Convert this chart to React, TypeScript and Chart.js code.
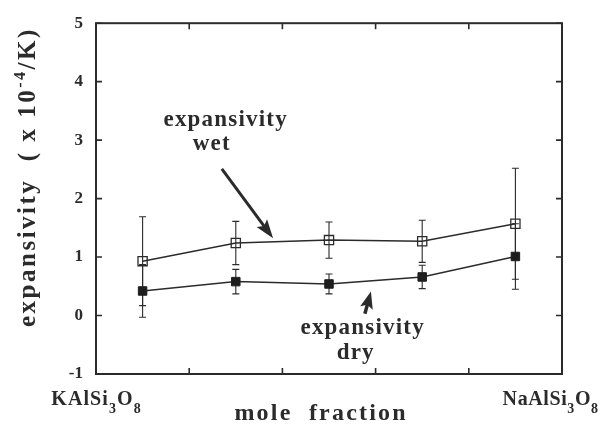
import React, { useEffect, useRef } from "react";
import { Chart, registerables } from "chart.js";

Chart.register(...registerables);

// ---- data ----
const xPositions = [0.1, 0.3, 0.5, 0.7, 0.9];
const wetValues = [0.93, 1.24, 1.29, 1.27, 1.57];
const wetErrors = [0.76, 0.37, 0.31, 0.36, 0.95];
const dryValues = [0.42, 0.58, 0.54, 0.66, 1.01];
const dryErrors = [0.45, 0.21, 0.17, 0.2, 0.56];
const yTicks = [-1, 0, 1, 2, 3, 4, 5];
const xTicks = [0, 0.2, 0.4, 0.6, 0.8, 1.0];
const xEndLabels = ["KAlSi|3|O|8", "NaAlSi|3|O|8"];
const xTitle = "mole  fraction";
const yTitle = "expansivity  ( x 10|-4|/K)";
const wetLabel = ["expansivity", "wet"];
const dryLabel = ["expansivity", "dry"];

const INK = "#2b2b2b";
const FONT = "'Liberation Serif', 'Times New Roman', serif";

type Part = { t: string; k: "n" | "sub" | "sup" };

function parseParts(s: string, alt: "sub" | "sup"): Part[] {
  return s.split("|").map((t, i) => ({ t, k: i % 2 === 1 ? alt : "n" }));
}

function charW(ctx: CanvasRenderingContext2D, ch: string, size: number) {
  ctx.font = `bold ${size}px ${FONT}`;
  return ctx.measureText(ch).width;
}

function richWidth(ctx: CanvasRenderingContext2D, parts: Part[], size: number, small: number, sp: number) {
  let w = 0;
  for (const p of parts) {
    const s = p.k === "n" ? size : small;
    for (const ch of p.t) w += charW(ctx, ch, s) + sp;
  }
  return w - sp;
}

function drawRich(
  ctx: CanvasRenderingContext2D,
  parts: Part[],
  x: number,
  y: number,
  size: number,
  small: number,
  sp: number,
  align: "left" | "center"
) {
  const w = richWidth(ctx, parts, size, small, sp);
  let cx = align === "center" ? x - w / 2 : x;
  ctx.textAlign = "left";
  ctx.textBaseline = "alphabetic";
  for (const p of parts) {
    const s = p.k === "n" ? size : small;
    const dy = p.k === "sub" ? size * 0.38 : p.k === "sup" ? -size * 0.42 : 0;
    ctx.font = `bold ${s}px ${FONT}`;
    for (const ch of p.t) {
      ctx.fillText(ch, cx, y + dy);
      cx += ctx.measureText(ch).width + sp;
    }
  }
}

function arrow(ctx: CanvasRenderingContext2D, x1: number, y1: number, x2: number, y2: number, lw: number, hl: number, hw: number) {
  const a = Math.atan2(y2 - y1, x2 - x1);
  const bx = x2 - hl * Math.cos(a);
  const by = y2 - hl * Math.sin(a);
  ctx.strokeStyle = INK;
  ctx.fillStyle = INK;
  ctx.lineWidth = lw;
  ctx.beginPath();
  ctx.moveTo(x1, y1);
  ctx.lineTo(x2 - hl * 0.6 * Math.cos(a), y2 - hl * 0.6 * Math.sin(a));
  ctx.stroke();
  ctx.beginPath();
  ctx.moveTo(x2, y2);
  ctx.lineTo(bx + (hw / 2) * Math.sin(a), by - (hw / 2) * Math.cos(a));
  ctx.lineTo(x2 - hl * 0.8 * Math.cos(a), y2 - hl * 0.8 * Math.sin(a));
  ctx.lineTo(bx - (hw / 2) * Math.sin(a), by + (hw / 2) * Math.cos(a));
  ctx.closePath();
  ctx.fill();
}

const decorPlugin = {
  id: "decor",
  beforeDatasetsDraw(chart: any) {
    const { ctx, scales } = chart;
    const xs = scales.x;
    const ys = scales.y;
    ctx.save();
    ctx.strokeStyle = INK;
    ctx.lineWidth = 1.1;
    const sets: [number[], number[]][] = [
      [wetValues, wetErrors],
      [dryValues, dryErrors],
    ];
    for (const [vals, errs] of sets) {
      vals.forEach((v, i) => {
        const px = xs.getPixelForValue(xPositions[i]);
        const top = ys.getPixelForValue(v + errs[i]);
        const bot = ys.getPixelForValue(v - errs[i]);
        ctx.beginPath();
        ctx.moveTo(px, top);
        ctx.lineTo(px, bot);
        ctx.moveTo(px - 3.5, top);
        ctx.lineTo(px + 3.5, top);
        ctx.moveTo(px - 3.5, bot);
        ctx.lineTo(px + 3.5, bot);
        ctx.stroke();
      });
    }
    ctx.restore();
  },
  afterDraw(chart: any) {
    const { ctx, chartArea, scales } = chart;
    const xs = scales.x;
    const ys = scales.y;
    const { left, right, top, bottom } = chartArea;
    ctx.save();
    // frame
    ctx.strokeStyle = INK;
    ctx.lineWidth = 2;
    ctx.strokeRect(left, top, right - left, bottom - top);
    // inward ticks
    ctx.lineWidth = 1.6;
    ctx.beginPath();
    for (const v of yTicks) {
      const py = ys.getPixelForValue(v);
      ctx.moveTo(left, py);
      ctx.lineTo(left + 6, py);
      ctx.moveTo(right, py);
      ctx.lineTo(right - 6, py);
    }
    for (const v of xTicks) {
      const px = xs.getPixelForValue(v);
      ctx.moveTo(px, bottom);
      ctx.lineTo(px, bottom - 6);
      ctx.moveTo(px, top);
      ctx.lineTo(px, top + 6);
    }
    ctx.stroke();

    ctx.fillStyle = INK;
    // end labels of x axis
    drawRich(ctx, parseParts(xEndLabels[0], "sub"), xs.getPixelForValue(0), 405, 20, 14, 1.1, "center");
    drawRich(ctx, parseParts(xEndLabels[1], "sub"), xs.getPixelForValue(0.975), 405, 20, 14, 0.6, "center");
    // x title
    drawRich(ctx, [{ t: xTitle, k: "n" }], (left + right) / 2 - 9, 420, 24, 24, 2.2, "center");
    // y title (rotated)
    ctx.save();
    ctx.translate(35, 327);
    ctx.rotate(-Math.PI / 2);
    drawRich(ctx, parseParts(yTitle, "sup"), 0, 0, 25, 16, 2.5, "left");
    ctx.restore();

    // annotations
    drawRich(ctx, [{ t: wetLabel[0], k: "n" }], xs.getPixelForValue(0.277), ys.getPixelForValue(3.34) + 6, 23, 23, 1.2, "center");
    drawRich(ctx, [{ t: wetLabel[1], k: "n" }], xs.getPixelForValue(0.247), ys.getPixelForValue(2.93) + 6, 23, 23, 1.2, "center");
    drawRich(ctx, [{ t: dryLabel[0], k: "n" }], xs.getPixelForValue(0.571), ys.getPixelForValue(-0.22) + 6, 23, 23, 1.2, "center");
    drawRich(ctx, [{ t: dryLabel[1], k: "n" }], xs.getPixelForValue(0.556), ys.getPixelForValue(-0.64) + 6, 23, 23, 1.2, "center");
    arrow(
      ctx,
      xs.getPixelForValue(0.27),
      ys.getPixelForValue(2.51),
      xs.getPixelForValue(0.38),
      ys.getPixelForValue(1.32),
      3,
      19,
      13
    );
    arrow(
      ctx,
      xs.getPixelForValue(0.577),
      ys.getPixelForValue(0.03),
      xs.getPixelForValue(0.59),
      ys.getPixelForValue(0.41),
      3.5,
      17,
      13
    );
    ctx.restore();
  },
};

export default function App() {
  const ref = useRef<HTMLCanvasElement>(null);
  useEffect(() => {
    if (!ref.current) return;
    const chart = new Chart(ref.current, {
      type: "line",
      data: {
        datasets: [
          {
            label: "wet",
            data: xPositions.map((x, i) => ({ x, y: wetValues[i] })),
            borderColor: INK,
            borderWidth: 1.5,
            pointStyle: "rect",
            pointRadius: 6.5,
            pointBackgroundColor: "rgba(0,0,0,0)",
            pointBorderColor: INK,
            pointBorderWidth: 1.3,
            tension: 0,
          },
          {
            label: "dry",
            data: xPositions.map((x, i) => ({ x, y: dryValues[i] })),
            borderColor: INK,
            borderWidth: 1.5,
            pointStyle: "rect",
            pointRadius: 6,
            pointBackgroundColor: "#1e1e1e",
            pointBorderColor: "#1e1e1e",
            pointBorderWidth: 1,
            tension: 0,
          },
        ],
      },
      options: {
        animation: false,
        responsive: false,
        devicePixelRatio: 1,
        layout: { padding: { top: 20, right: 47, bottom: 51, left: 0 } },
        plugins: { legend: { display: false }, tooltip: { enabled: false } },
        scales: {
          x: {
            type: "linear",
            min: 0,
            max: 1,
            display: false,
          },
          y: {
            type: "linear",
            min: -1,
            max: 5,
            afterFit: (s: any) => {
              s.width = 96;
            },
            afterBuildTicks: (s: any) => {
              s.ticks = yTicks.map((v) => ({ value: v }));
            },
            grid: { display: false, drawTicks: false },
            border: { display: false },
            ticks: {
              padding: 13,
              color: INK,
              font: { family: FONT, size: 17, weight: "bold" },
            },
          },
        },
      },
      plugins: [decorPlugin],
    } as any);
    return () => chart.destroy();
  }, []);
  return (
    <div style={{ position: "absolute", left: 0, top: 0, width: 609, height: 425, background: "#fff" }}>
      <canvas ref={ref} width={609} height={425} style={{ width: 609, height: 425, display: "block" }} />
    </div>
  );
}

• [Objective] Output exactly the span of lines from the top of the listing through the line holding "Serif', 'Times New", and leave every picture out.

• [Response to this exercise]
Convert this chart to React, TypeScript and Chart.js code.
import React, { useEffect, useRef } from "react";
import { Chart, registerables } from "chart.js";

Chart.register(...registerables);

// ---- data ----
const xPositions = [0.1, 0.3, 0.5, 0.7, 0.9];
const wetValues = [0.93, 1.24, 1.29, 1.27, 1.57];
const wetErrors = [0.76, 0.37, 0.31, 0.36, 0.95];
const dryValues = [0.42, 0.58, 0.54, 0.66, 1.01];
const dryErrors = [0.45, 0.21, 0.17, 0.2, 0.56];
const yTicks = [-1, 0, 1, 2, 3, 4, 5];
const xTicks = [0, 0.2, 0.4, 0.6, 0.8, 1.0];
const xEndLabels = ["KAlSi|3|O|8", "NaAlSi|3|O|8"];
const xTitle = "mole  fraction";
const yTitle = "expansivity  ( x 10|-4|/K)";
const wetLabel = ["expansivity", "wet"];
const dryLabel = ["expansivity", "dry"];

const INK = "#2b2b2b";
const FONT = "'Liberation Serif', 'Times New Roman', serif";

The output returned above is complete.